Nevertheless, I did pray for all of them that night. It struck me as such an obviously right thing to do, but even in the moment it continued to confuse me. On my drive home I rolled all of this around in my head. On the one hand, I seemed to believe in something (or someone) to whom I could pray yet, on the other hand, I still could not bring myself to discuss conversion with my rabbi. “Why?” I asked myself. It was then that a small voice inside of me replied, “because you believe Jesus was who he said he was, and now you need to figure out what to do with that information.” That reply surprised me, but it too struck me as obviously right. And so, in that moment, I accidentally became a Christian again.
From there I attended a variety of services at a diversity of churches in order to find a new religious home. In the end, I found myself in The Episcopal Church where I felt as though I was truly experiencing church for the first time, and it was there that I was Confirmed by the Rt. Rev. Michael Curry in 2015.
In detail, part 2
Through all of this I had transferred universities and begun pursuing a BA in Religious Studies at NC State University. As I approached graduation, I found God to be calling me to continue my education, and I wanted to do something that was more theologically-focused than my undergraduate degree had been. Given that I also believed I might be being lead to ordained, vocational ministry as a career seminary seemed to make sense, but I had been unable to access the formal discernment process in my church. So, I elected to attend Union Presbyterian Seminary of my own accord (i.e., not as a postulant for Holy Orders) that fall. I also got a job serving as a lay minister on the staff of a local parish which I held for the duration of my MDiv and ThM studies at Union.

During my masters degrees I discovered a deep interest in academic theology which I hoped to pursue further via PhD/ThD work. However, my applications to US-based doctoral programs were submitted during the height of the COVID-19 pandemic and so, with an extremely competitive admissions cycle, all of my applications were unsuccessful. As a result, I sought opportunities for full-time lay ministry instead and found a job closer to home which I intended to hold for some time.
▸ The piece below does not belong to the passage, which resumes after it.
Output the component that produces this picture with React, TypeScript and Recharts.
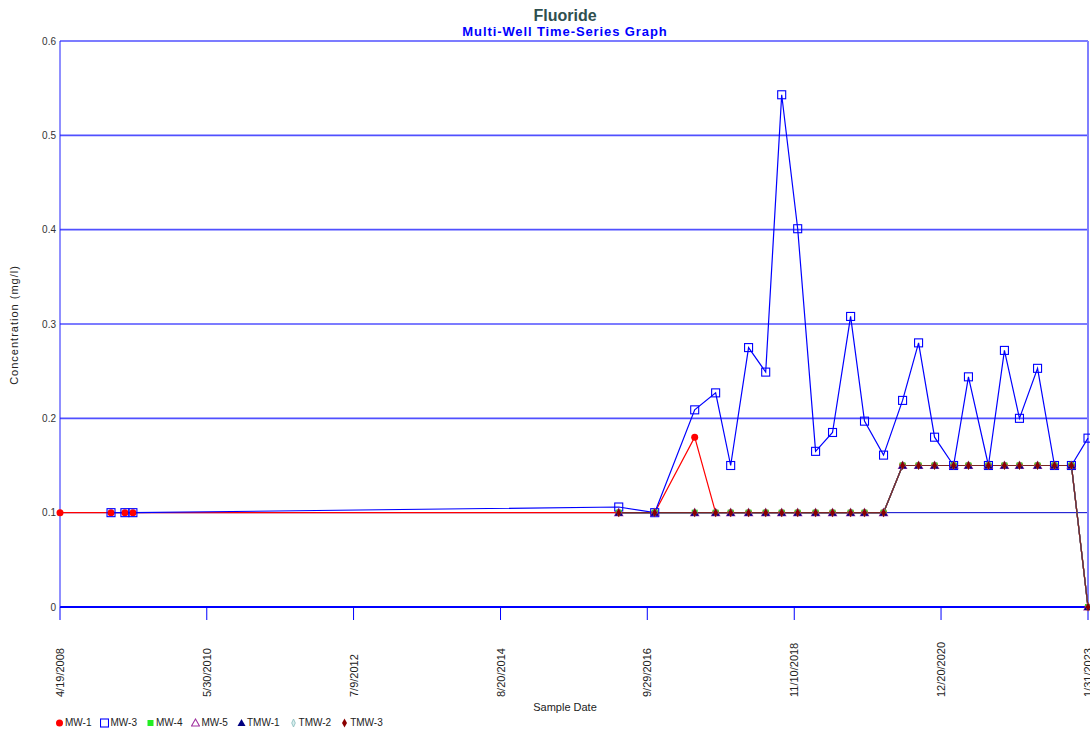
import React from "react";
import { LineChart, Line, XAxis, YAxis, ReferenceLine } from "recharts";

// ---- data ----
const sampleDates = [
  "2008-04-19", "2009-01-12", "2009-03-26", "2009-05-07", "2016-05-02", "2016-11-07",
  "2017-06-05", "2017-09-23", "2017-12-11", "2018-03-15", "2018-06-13", "2018-09-05",
  "2018-11-28", "2019-03-02", "2019-05-30", "2019-09-02", "2019-11-14", "2020-02-22",
  "2020-06-01", "2020-08-24", "2020-11-16", "2021-02-24", "2021-05-13", "2021-08-26",
  "2021-11-18", "2022-02-05", "2022-05-11", "2022-08-08", "2022-11-05", "2023-01-31",
];

const mw1 = [0.1, 0.1, 0.1, 0.1, 0.1, 0.1, 0.18, 0.1, 0.1, 0.1, 0.1, 0.1, 0.1, 0.1, 0.1, 0.1, 0.1, 0.1,
  0.15, 0.15, 0.15, 0.15, 0.15, 0.15, 0.15, 0.15, 0.15, 0.15, 0.15, 0];
const mw3 = [null, 0.1, 0.1, 0.1, 0.106, 0.1, 0.209, 0.227, 0.15, 0.275, 0.249, 0.543, 0.401, 0.165, 0.185,
  0.308, 0.197, 0.161, 0.219, 0.28, 0.18, 0.15, 0.244, 0.15, 0.272, 0.2, 0.253, 0.15, 0.15, 0.179];
const mw4 = [null, null, null, null, 0.1, 0.1, 0.1, 0.1, 0.1, 0.1, 0.1, 0.1, 0.1, 0.1, 0.1, 0.1, 0.1, 0.1,
  0.15, 0.15, 0.15, 0.15, 0.15, 0.15, 0.15, 0.15, 0.15, 0.15, 0.15, 0];
const mw5 = [null, null, null, null, 0.1, 0.1, 0.1, 0.1, 0.1, 0.1, 0.1, 0.1, 0.1, 0.1, 0.1, 0.1, 0.1, 0.1,
  0.15, 0.15, 0.15, 0.15, 0.15, 0.15, 0.15, 0.15, 0.15, 0.15, 0.15, 0];
const tmw1 = [null, null, null, null, 0.1, 0.1, 0.1, 0.1, 0.1, 0.1, 0.1, 0.1, 0.1, 0.1, 0.1, 0.1, 0.1, 0.1,
  0.15, 0.15, 0.15, 0.15, 0.15, 0.15, 0.15, 0.15, 0.15, 0.15, 0.15, 0];
const tmw2 = [null, null, null, null, 0.1, 0.1, 0.1, 0.1, 0.1, 0.1, 0.1, 0.1, 0.1, 0.1, 0.1, 0.1, 0.1, 0.1,
  0.15, 0.15, 0.15, 0.15, 0.15, 0.15, 0.15, 0.15, 0.15, 0.15, 0.15, 0];
const tmw3 = [null, null, null, null, 0.1, 0.1, 0.1, 0.1, 0.1, 0.1, 0.1, 0.1, 0.1, 0.1, 0.1, 0.1, 0.1, 0.1,
  0.15, 0.15, 0.15, 0.15, 0.15, 0.15, 0.15, 0.15, 0.15, 0.15, 0.15, 0];

const xTickDates = ["2008-04-19", "2010-05-30", "2012-07-09", "2014-08-20", "2016-09-29", "2018-11-10", "2020-12-20", "2023-01-31"];
const yTicks = [0, 0.1, 0.2, 0.3, 0.4, 0.5, 0.6];
const gridValues = [0.2, 0.3, 0.4, 0.5, 0.6];

const title = "Fluoride";
const subtitle = "Multi-Well Time-Series Graph";
const yLabel = "Concentration (mg/l)";
const xLabel = "Sample Date";

// ---- build ----
const toTime = (s: string) => Date.parse(s + "T00:00:00Z");
const data = sampleDates.map((d, i) => ({
  t: toTime(d),
  mw1: mw1[i], mw3: mw3[i], mw4: mw4[i], mw5: mw5[i],
  tmw1: tmw1[i], tmw2: tmw2[i], tmw3: tmw3[i],
}));
const xTicks = xTickDates.map(toTime);
const fmtDate = (v: number) => {
  const d = new Date(v);
  return `${d.getUTCMonth() + 1}/${d.getUTCDate()}/${d.getUTCFullYear()}`;
};

type ShapeKind = "circle" | "hsquare" | "fsquare" | "htri" | "ftri" | "thindiamond" | "diamond";

function Marker({ kind, cx, cy, color }: { kind: ShapeKind; cx: number; cy: number; color: string }) {
  switch (kind) {
    case "circle":
      return <circle cx={cx} cy={cy} r={3.5} fill={color} />;
    case "hsquare":
      return <rect x={cx - 4} y={cy - 4} width={8} height={8} fill="none" stroke={color} strokeWidth={1.1} />;
    case "fsquare":
      return <rect x={cx - 3} y={cy - 3} width={6} height={6} fill={color} />;
    case "htri":
      return <polygon points={`${cx},${cy - 4} ${cx + 4},${cy + 3} ${cx - 4},${cy + 3}`} fill="none" stroke={color} strokeWidth={1.1} />;
    case "ftri":
      return <polygon points={`${cx},${cy - 4} ${cx + 4},${cy + 3} ${cx - 4},${cy + 3}`} fill={color} />;
    case "thindiamond":
      return <polygon points={`${cx},${cy - 4} ${cx + 1.8},${cy} ${cx},${cy + 4} ${cx - 1.8},${cy}`} fill="#d8eeee" stroke={color} strokeWidth={0.8} />;
    case "diamond":
      return <polygon points={`${cx},${cy - 4.5} ${cx + 2.5},${cy} ${cx},${cy + 4.5} ${cx - 2.5},${cy}`} fill={color} />;
  }
  return null;
}

const seriesDefs: { key: string; name: string; color: string; line: string; kind: ShapeKind }[] = [
  { key: "mw1", name: "MW-1", color: "#ff0000", line: "#ff0000", kind: "circle" },
  { key: "mw3", name: "MW-3", color: "#0000ff", line: "#0000ff", kind: "hsquare" },
  { key: "mw4", name: "MW-4", color: "#22ee22", line: "#00cc00", kind: "fsquare" },
  { key: "mw5", name: "MW-5", color: "#a033a0", line: "#a033a0", kind: "htri" },
  { key: "tmw1", name: "TMW-1", color: "#000080", line: "#000080", kind: "ftri" },
  { key: "tmw2", name: "TMW-2", color: "#88bbbb", line: "#88bbbb", kind: "thindiamond" },
  { key: "tmw3", name: "TMW-3", color: "#8b0000", line: "#7a2424", kind: "diamond" },
];

const FONT = "'Liberation Sans', Arial, Helvetica, sans-serif";

const XTick = (props: any) => {
  const { x, payload } = props;
  return (
    <text
      transform={`translate(${x},697) rotate(-90)`}
      textAnchor="start"
      dominantBaseline="central"
      fontSize={11}
      fontFamily={FONT}
      fill="#222"
    >
      {fmtDate(payload.value)}
    </text>
  );
};

export default function App() {
  return (
    <div style={{ position: "fixed", left: 0, top: 0, width: 1090, height: 736, fontFamily: FONT, background: "#fff", overflow: "hidden" }}>
      <LineChart width={1090} height={736} data={data} margin={{ top: 41, right: 2, left: 0, bottom: 0 }}>
        {gridValues.map((v) => (
          <ReferenceLine key={v} y={v} stroke="#5050ff" strokeWidth={1.6} />
        ))}
        <ReferenceLine y={0.1} stroke="#0000cc" strokeWidth={1} />
        <ReferenceLine x={xTicks[xTicks.length - 1]} stroke="#7f7fff" strokeWidth={2} />
        <XAxis
          dataKey="t"
          type="number"
          domain={[xTicks[0], xTicks[xTicks.length - 1]]}
          ticks={xTicks}
          tick={<XTick />}
          tickSize={13}
          tickLine={{ stroke: "#0000ff" }}
          axisLine={{ stroke: "#0000ff", strokeWidth: 2 }}
          height={129}
          interval={0}
        />
        <YAxis
          type="number"
          domain={[0, 0.6]}
          ticks={yTicks}
          width={60}
          tickSize={0}
          tickMargin={4}
          tickLine={false}
          axisLine={{ stroke: "#2020ff" }}
          tick={{ fontSize: 10, fill: "#333", fontFamily: FONT }}
          tickFormatter={(v: number) => String(v)}
        />
        {seriesDefs.map((s) => (
          <Line
            key={s.key}
            dataKey={s.key}
            name={s.name}
            stroke={s.line}
            strokeWidth={1.2}
            isAnimationActive={false}
            connectNulls
            dot={(p: any) =>
              p.cx == null || p.cy == null || p.value == null ? (
                <g key={`${s.key}-${p.index}`} />
              ) : (
                <g key={`${s.key}-${p.index}`}>
                  <Marker kind={s.kind} cx={p.cx} cy={p.cy} color={s.color} />
                </g>
              )
            }
            activeDot={false}
          />
        ))}
      </LineChart>
      <div style={{ position: "absolute", left: 365, width: 400, top: 8, textAlign: "center", fontSize: 16, fontWeight: "bold", color: "#2f4f4f", lineHeight: "16px" }}>
        {title}
      </div>
      <div style={{ position: "absolute", left: 365, width: 400, top: 25, textAlign: "center", fontSize: 13, fontWeight: "bold", color: "#0000ff", letterSpacing: 0.9, lineHeight: "14px" }}>
        {subtitle}
      </div>
      <div
        style={{
          position: "absolute", left: 14, top: 325, transform: "translate(-50%, -50%) rotate(-90deg)",
          fontSize: 11, letterSpacing: 1, color: "#222", whiteSpace: "nowrap",
        }}
      >
        {yLabel}
      </div>
      <div style={{ position: "absolute", left: 465, width: 200, top: 701, textAlign: "center", fontSize: 11, color: "#222" }}>
        {xLabel}
      </div>
      <div style={{ position: "absolute", left: 55, top: 717, display: "flex", alignItems: "center", gap: 9, fontSize: 10, color: "#222" }}>
        {seriesDefs.map((s) => (
          <div key={s.key} style={{ display: "flex", alignItems: "center" }}>
            <svg width={9} height={10} style={{ marginRight: 1 }}>
              <Marker kind={s.kind} cx={4.5} cy={5} color={s.color} />
            </svg>
            <span>{s.name}</span>
          </div>
        ))}
      </div>
    </div>
  );
}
Specifically, my plan was to serve this parish while pursuing a UK-based PhD via distance. This would allow me to have my cake and eat it too, as it were. But, as a kind of longshot, I applied to one residential program: the University of St Andrews. This was because I had found myself drawn to the work of analytic theologians like those that have called and do call St Andrews home. So, I just wanted (if anything) they might offer me, but I knew that there would be no way I could actually attend without a level of financial support that is incredibly difficult for foreign students to get in the UK. Much to my surprise, they not only gave me a place in the PhD program but also offered me a generous scholarship.
After much wrestling with our options, my wife and I decided to move to Scotland so that I could attend St Andrews. Through this time I was afforded a rich array of academic opportunities as well as a supportive community in which to pursue them. As my PhD studies drew to a close I began seeking opportunities in the church, academy, and elsewhere in which I could put my blend of experience and skills to work in the service of others. After weighing a number of these, I ended up accepting a call to serve a church just a few minutes up the road from my hometown, somewhere I’ve wanted to return to for many years.

Coincidentally enough, this church was a congregation of the Evangelical Luthern Church in America, a minister of which was the first person to serve my Holy Communion once I became Christian again.